#### GIVEN EXERCISE
Drop the images; return everything else in the listing below exactly.

#### DATASET EXCERPT
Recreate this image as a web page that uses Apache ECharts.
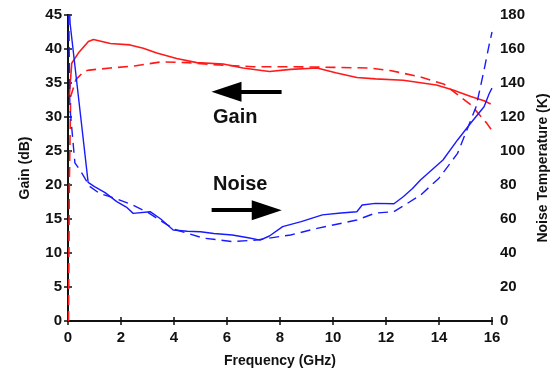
<!DOCTYPE html>
<html>
<head>
<meta charset="utf-8">
<script src="https://cdn.jsdelivr.net/npm/echarts@6/dist/echarts.min.js"></script>
<style>
  html, body { margin: 0; padding: 0; background: #fff; }
  #chart { width: 552px; height: 373px; }
</style>
</head>
<body>
<div id="chart"></div>
<script>
// x ticks (GHz)
const freqTicks = [0, 2, 4, 6, 8, 10, 12, 14, 16];

// gain, measured (solid red), dB
const gainMeasFreq = [0.05, 0.14, 0.39, 0.77, 0.96, 1.6, 2.34, 2.84, 3.35, 4.1, 4.86, 5.86, 6.6, 7.6, 8.4, 9.4, 10.1, 10.9, 11.6, 12.65, 13.9, 14.5, 15.2, 15.7, 15.95];
const gainMeas     = [33.0, 37.9, 39.4, 41.1, 41.4, 40.8, 40.6, 40.1, 39.4, 38.6, 38.0, 37.8, 37.2, 36.7, 37.0, 37.2, 36.5, 35.8, 35.6, 35.4, 34.7, 34.0, 33.0, 32.4, 31.9];

// gain, simulated (dashed red), dB
const gainSimFreq = [0.02, 0.05, 0.1, 0.3, 0.6, 0.8, 1.6, 2.5, 3.5, 4.5, 5.5, 7, 8.5, 10, 11.4, 12.2, 13.3, 14.2, 15.2, 15.8, 16];
const gainSim     = [0.0, 20.0, 33.0, 35.5, 36.7, 36.9, 37.2, 37.5, 38.1, 38.0, 37.7, 37.4, 37.4, 37.3, 37.2, 36.8, 35.9, 34.8, 31.8, 29.1, 28.0];

// noise temperature, measured (solid blue), K
const noiseMeasFreq = [0.05, 0.08, 0.76, 1.0, 1.4, 1.84, 2.2, 2.46, 3.1, 3.5, 3.97, 4.5, 5.0, 5.5, 6.2, 6.8, 7.25, 7.6, 8.1, 8.8, 9.6, 10.3, 10.9, 11.1, 11.6, 12.3, 12.65, 13.0, 13.3, 14.15, 14.7, 15.2, 15.7, 15.9, 16];
const noiseMeas     = [185, 175, 81.5, 79, 75.5, 70.2, 67, 63.3, 64.3, 60, 53.5, 52.8, 52.5, 51.5, 50.6, 49, 47.6, 50, 55.5, 58.5, 62.4, 63.5, 64.3, 68.2, 69.2, 69, 73.1, 78, 83, 94.7, 106.5, 116.5, 126, 134, 137];

// noise temperature, simulated (dashed blue), K
const noiseSimFreq = [0.03, 0.07, 0.26, 0.45, 0.83, 1.2, 1.8, 2.4, 3, 4, 5.1, 6.2, 7.1, 8.4, 9.4, 10.9, 11.6, 12.3, 13.3, 14.0, 14.7, 15.4, 15.7, 15.9, 16];
const noiseSim     = [180, 126, 93, 88.8, 79, 75, 72, 68.5, 64, 54, 48.8, 46.7, 47.6, 50.6, 54.5, 59.4, 63.5, 64.3, 74, 84, 98.6, 126, 147.6, 163, 170];

const zip = (xs, ys) => xs.map((x, i) => [x, ys[i]]);

const chart = echarts.init(document.getElementById('chart'));
const font = 'Liberation Sans, Arial, sans-serif';
const axisLine = { show: true, lineStyle: { color: '#111', width: 2 } };
const axisTick = { show: true, inside: true, length: 4, lineStyle: { color: '#111', width: 1.5 } };
const tickLabel = { color: '#111', fontFamily: font, fontWeight: 'bold', fontSize: 15 };
const titleStyle = { color: '#111', fontFamily: font, fontWeight: 'bold', fontSize: 14 };

chart.setOption({
  animation: false,
  grid: { left: 68, right: 60, top: 15, bottom: 52, containLabel: false, outerBoundsMode: 'none' },
  xAxis: [
    {
      type: 'value', min: 0, max: 16, interval: 2, position: 'bottom',
      name: 'Frequency (GHz)', nameLocation: 'middle', nameGap: 33,
      nameTextStyle: titleStyle,
      axisLine, axisTick, splitLine: { show: false },
      axisLabel: Object.assign({ margin: 9, formatter: v => freqTicks.includes(v) ? String(v) : '' }, tickLabel)
    },
    {
      type: 'value', min: 0, max: 16, interval: 2, position: 'top',
      axisLine, axisTick, splitLine: { show: false }, axisLabel: { show: false }
    }
  ],
  yAxis: [
    {
      type: 'value', min: 0, max: 45, interval: 5, position: 'left',
      name: 'Gain (dB)', nameLocation: 'middle', nameGap: 36,
      nameTextStyle: titleStyle,
      axisLine, axisTick, splitLine: { show: false },
      axisLabel: Object.assign({ margin: 6 }, tickLabel)
    },
    {
      type: 'value', min: 0, max: 180, interval: 20, position: 'right',
      name: 'Noise Temperature (K)', nameLocation: 'middle', nameGap: 42,
      nameTextStyle: titleStyle,
      axisLine, axisTick, splitLine: { show: false },
      axisLabel: Object.assign({ margin: 8 }, tickLabel)
    }
  ],
  series: [
    {
      name: 'Gain measured', type: 'line', xAxisIndex: 0, yAxisIndex: 0,
      data: zip(gainMeasFreq, gainMeas), showSymbol: false, smooth: false,
      lineStyle: { color: '#ff1a1a', width: 1.6 },
      markLine: {
        silent: true, animation: false,
        label: { show: false },
        lineStyle: { color: '#000', width: 4, type: 'solid' },
        data: [
          [
            { coord: [8.06, 33.7], symbol: 'none' },
            { coord: [5.98, 33.7], symbol: 'triangle', symbolSize: [20, 30] }
          ],
          [
            { coord: [5.42, 16.3], symbol: 'none' },
            { coord: [7.5, 16.3], symbol: 'triangle', symbolSize: [20, 30] }
          ]
        ]
      }
    },
    {
      name: 'Gain simulated', type: 'line', xAxisIndex: 0, yAxisIndex: 0,
      data: zip(gainSimFreq, gainSim), showSymbol: false,
      lineStyle: { color: '#ff1a1a', width: 1.6, type: [10, 6] }
    },
    {
      name: 'Noise measured', type: 'line', xAxisIndex: 0, yAxisIndex: 1,
      data: zip(noiseMeasFreq, noiseMeas), showSymbol: false,
      lineStyle: { color: '#1a1aff', width: 1.4 }
    },
    {
      name: 'Noise simulated', type: 'line', xAxisIndex: 0, yAxisIndex: 1,
      data: zip(noiseSimFreq, noiseSim), showSymbol: false,
      lineStyle: { color: '#1a1aff', width: 1.4, type: [10, 6] }
    }
  ],
  graphic: [
    { type: 'text', left: 213, top: 107, style: { text: 'Gain', fill: '#111', font: 'bold 20px ' + font } },
    { type: 'text', left: 213, top: 174, style: { text: 'Noise', fill: '#111', font: 'bold 20px ' + font } }
  ]
});
</script>
</body>
</html>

#### WRITTEN ANSWER
Recreate this image as a web page that uses Apache ECharts.
<!DOCTYPE html>
<html>
<head>
<meta charset="utf-8">
<script src="https://cdn.jsdelivr.net/npm/echarts@6/dist/echarts.min.js"></script>
<style>
  html, body { margin: 0; padding: 0; background: #fff; }
  #chart { width: 552px; height: 373px; }
</style>
</head>
<body>
<div id="chart"></div>
<script>
// x ticks (GHz)
const freqTicks = [0, 2, 4, 6, 8, 10, 12, 14, 16];

// gain, measured (solid red), dB
const gainMeasFreq = [0.05, 0.14, 0.39, 0.77, 0.96, 1.6, 2.34, 2.84, 3.35, 4.1, 4.86, 5.86, 6.6, 7.6, 8.4, 9.4, 10.1, 10.9, 11.6, 12.65, 13.9, 14.5, 15.2, 15.7, 15.95];
const gainMeas     = [33.0, 37.9, 39.4, 41.1, 41.4, 40.8, 40.6, 40.1, 39.4, 38.6, 38.0, 37.8, 37.2, 36.7, 37.0, 37.2, 36.5, 35.8, 35.6, 35.4, 34.7, 34.0, 33.0, 32.4, 31.9];

// gain, simulated (dashed red), dB
const gainSimFreq = [0.02, 0.05, 0.1, 0.3, 0.6, 0.8, 1.6, 2.5, 3.5, 4.5, 5.5, 7, 8.5, 10, 11.4, 12.2, 13.3, 14.2, 15.2, 15.8, 16];
const gainSim     = [0.0, 20.0, 33.0, 35.5, 36.7, 36.9, 37.2, 37.5, 38.1, 38.0, 37.7, 37.4, 37.4, 37.3, 37.2, 36.8, 35.9, 34.8, 31.8, 29.1, 28.0];

// noise temperature, measured (solid blue), K
const noiseMeasFreq = [0.05, 0.08, 0.76, 1.0, 1.4, 1.84, 2.2, 2.46, 3.1, 3.5, 3.97, 4.5, 5.0, 5.5, 6.2, 6.8, 7.25, 7.6, 8.1, 8.8, 9.6, 10.3, 10.9, 11.1, 11.6, 12.3, 12.65, 13.0, 13.3, 14.15, 14.7, 15.2, 15.7, 15.9, 16];
const noiseMeas     = [185, 175, 81.5, 79, 75.5, 70.2, 67, 63.3, 64.3, 60, 53.5, 52.8, 52.5, 51.5, 50.6, 49, 47.6, 50, 55.5, 58.5, 62.4, 63.5, 64.3, 68.2, 69.2, 69, 73.1, 78, 83, 94.7, 106.5, 116.5, 126, 134, 137];

// noise temperature, simulated (dashed blue), K
const noiseSimFreq = [0.03, 0.07, 0.26, 0.45, 0.83, 1.2, 1.8, 2.4, 3, 4, 5.1, 6.2, 7.1, 8.4, 9.4, 10.9, 11.6, 12.3, 13.3, 14.0, 14.7, 15.4, 15.7, 15.9, 16];
const noiseSim     = [180, 126, 93, 88.8, 79, 75, 72, 68.5, 64, 54, 48.8, 46.7, 47.6, 50.6, 54.5, 59.4, 63.5, 64.3, 74, 84, 98.6, 126, 147.6, 163, 170];

const zip = (xs, ys) => xs.map((x, i) => [x, ys[i]]);

const chart = echarts.init(document.getElementById('chart'));
const font = 'Liberation Sans, Arial, sans-serif';
const axisLine = { show: true, lineStyle: { color: '#111', width: 2 } };
const axisTick = { show: true, inside: true, length: 4, lineStyle: { color: '#111', width: 1.5 } };
const tickLabel = { color: '#111', fontFamily: font, fontWeight: 'bold', fontSize: 15 };
const titleStyle = { color: '#111', fontFamily: font, fontWeight: 'bold', fontSize: 14 };

chart.setOption({
  animation: false,
  grid: { left: 68, right: 60, top: 15, bottom: 52, containLabel: false, outerBoundsMode: 'none' },
  xAxis: [
    {
      type: 'value', min: 0, max: 16, interval: 2, position: 'bottom',
      name: 'Frequency (GHz)', nameLocation: 'middle', nameGap: 33,
      nameTextStyle: titleStyle,
      axisLine, axisTick, splitLine: { show: false },
      axisLabel: Object.assign({ margin: 9, formatter: v => freqTicks.includes(v) ? String(v) : '' }, tickLabel)
    },
    {
      type: 'value', min: 0, max: 16, interval: 2, position: 'top',
      axisLine, axisTick, splitLine: { show: false }, axisLabel: { show: false }
    }
  ],
  yAxis: [
    {
      type: 'value', min: 0, max: 45, interval: 5, position: 'left',
      name: 'Gain (dB)', nameLocation: 'middle', nameGap: 36,
      nameTextStyle: titleStyle,
      axisLine, axisTick, splitLine: { show: false },
      axisLabel: Object.assign({ margin: 6 }, tickLabel)
    },
    {
      type: 'value', min: 0, max: 180, interval: 20, position: 'right',
      name: 'Noise Temperature (K)', nameLocation: 'middle', nameGap: 42,
      nameTextStyle: titleStyle,
      axisLine, axisTick, splitLine: { show: false },
      axisLabel: Object.assign({ margin: 8 }, tickLabel)
    }
  ],
  series: [
    {
      name: 'Gain measured', type: 'line', xAxisIndex: 0, yAxisIndex: 0,
      data: zip(gainMeasFreq, gainMeas), showSymbol: false, smooth: false,
      lineStyle: { color: '#ff1a1a', width: 1.6 },
      markLine: {
        silent: true, animation: false,
        label: { show: false },
        lineStyle: { color: '#000', width: 4, type: 'solid' },
        data: [
          [
            { coord: [8.06, 33.7], symbol: 'none' },
            { coord: [5.98, 33.7], symbol: 'triangle', symbolSize: [20, 30] }
          ],
          [
            { coord: [5.42, 16.3], symbol: 'none' },
            { coord: [7.5, 16.3], symbol: 'triangle', symbolSize: [20, 30] }
          ]
        ]
      }
    },
    {
      name: 'Gain simulated', type: 'line', xAxisIndex: 0, yAxisIndex: 0,
      data: zip(gainSimFreq, gainSim), showSymbol: false,
      lineStyle: { color: '#ff1a1a', width: 1.6, type: [10, 6] }
    },
    {
      name: 'Noise measured', type: 'line', xAxisIndex: 0, yAxisIndex: 1,
      data: zip(noiseMeasFreq, noiseMeas), showSymbol: false,
      lineStyle: { color: '#1a1aff', width: 1.4 }
    },
    {
      name: 'Noise simulated', type: 'line', xAxisIndex: 0, yAxisIndex: 1,
      data: zip(noiseSimFreq, noiseSim), showSymbol: false,
      lineStyle: { color: '#1a1aff', width: 1.4, type: [10, 6] }
    }
  ],
  graphic: [
    { type: 'text', left: 213, top: 107, style: { text: 'Gain', fill: '#111', font: 'bold 20px ' + font } },
    { type: 'text', left: 213, top: 174, style: { text: 'Noise', fill: '#111', font: 'bold 20px ' + font } }
  ]
});
</script>
</body>
</html>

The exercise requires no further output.